The book came from a rather innocuous source, the television show on MSNBC called Lockup – which he described as a cross between a reality and documentary show. The programs were about criminals, mostly violent offenders, but it got Soltes to wondering about nonviolent offenders, what made them do what they did to break the law and get convicted and why they did the acts which got them convicted. He wrote down the ten questions that came to mind and sent letters to several prominent white-collar criminals.

What I found most interesting was that many of the felons he interviewed could not accurately describe why they engaged in the conduct they did. Most of them were well to do, successful professionals who did not need the money. Why did they engage in the conduct? There was some rationalization along the lines of the fraud triangle’s three sides. But many seemed to point towards what fraud examiner Jonathan Marks says is really a Pentagon shaped fraud symbol where arrogance comes into play. Simply put the persons Soltes interviewed never thought they would get caught. Moreover, it never even entered their consciousness that they could be caught. Yet Soltes found they are largely like us.

In an interview in Fortune online by Roger Parloff, Soltes noted, “The main challenge that not just managers face, but that we all face as humans, is that we’re not hardwired to detect harm that we’re doing when the harm is distant. It’s not enough to know the difference between right and wrong. One should feel that one’s actions are harmful to avoid going forward. So take something like insider trading. You don’t see the victims. It’s impossible in many instances to identify who those victims are. So, it’s not surprising that if you engage in insider trading, there’s not going to be any internal alarm screaming out that you’re engaging in some extraordinarily heinous crime.”

Soltes went on to say, “There’s a trait associated with being a leader of any large firm. We have people who are CEOs and CFOs come regularly to Harvard Business School and there’s a lot of similarities. You don’t become head of large firm by luck. There are some characteristics of temperament that allow you to get there. Temperament, discipline, and self-control are crucial.I see momentary lapses of self-control and restraint as being one of the things that undermined the executives in my book. They showed discipline and self-control for decades. But we all have momentary lapses.”

For the compliance professional, the question is how does this impact a bestpractices compliance program? There is one school of thought that says 5% of your employee base can never be reached through training.

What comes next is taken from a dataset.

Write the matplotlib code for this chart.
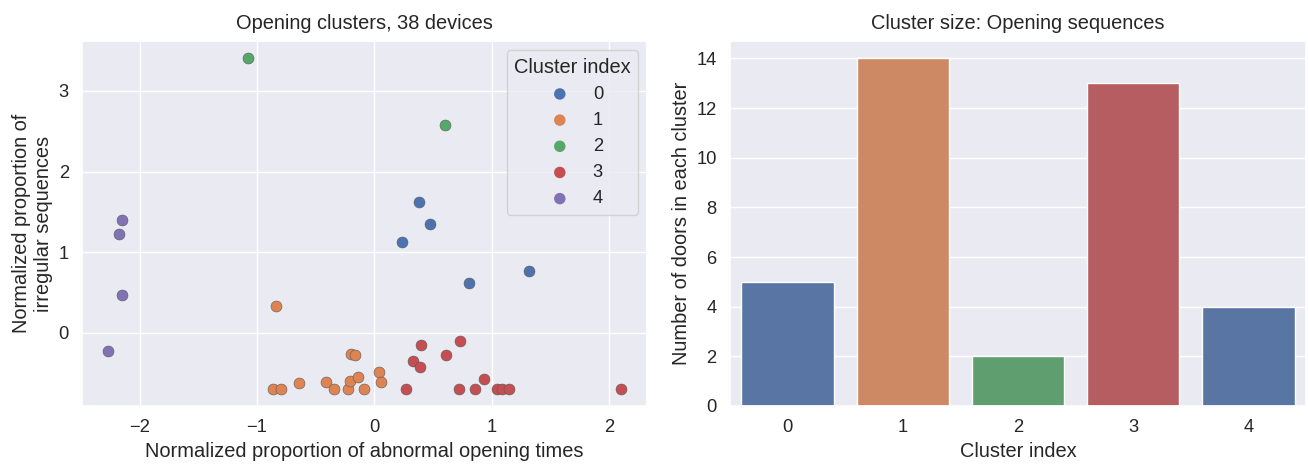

Basically, they must be written off as you will never be able to communicate ethical values to them. If you accept this as true, the response is that another part of your compliance program must compensate for this deficiency. The way to make up for this is to have a more robust hiring program, focusing on the compliance and ethical background of your high-risk candidate, meaning those which could put your company at risk for compliance violations, stealing money through fraud or other conduct which might damage the reputation of your organization.

This is also where the process of compliance is so important. It means having internal controls in place to pick up and detect such conduct. It also means having oversight or a second set of eyes as process validation of your program going forward. It can also mean putting a process in place where the person who is about to engage in illegal conduct can be made to see how their actions going forward will have consequences. Soltes said that a compliance process can help them to be in a place that they not only need to be in but want to be. He pointed to the recent Nobel Prize award to behavioral economist Richard Thaler to illustrate the point that in many ways compliance and ethics programs are behavioral engineering, helping to nudge people to act as they see themselves; basically, as honest hard working individuals.

It was this final takeaway that I found so powerful. Your compliance program is not simply a set of rules and regulations but one that influences behavior. This insight explains why there should not be a compliance defense appended to anti-corruptions laws such as the Foreign Corrupt Practices Act (FCPA). For it is only in the operationalization of compliance that a program moves towards this type of influencing. Just as Thaler’s research informs the modern compliance program, Soltes work also demonstrates that is through the doing of compliance that a program can function on all levels.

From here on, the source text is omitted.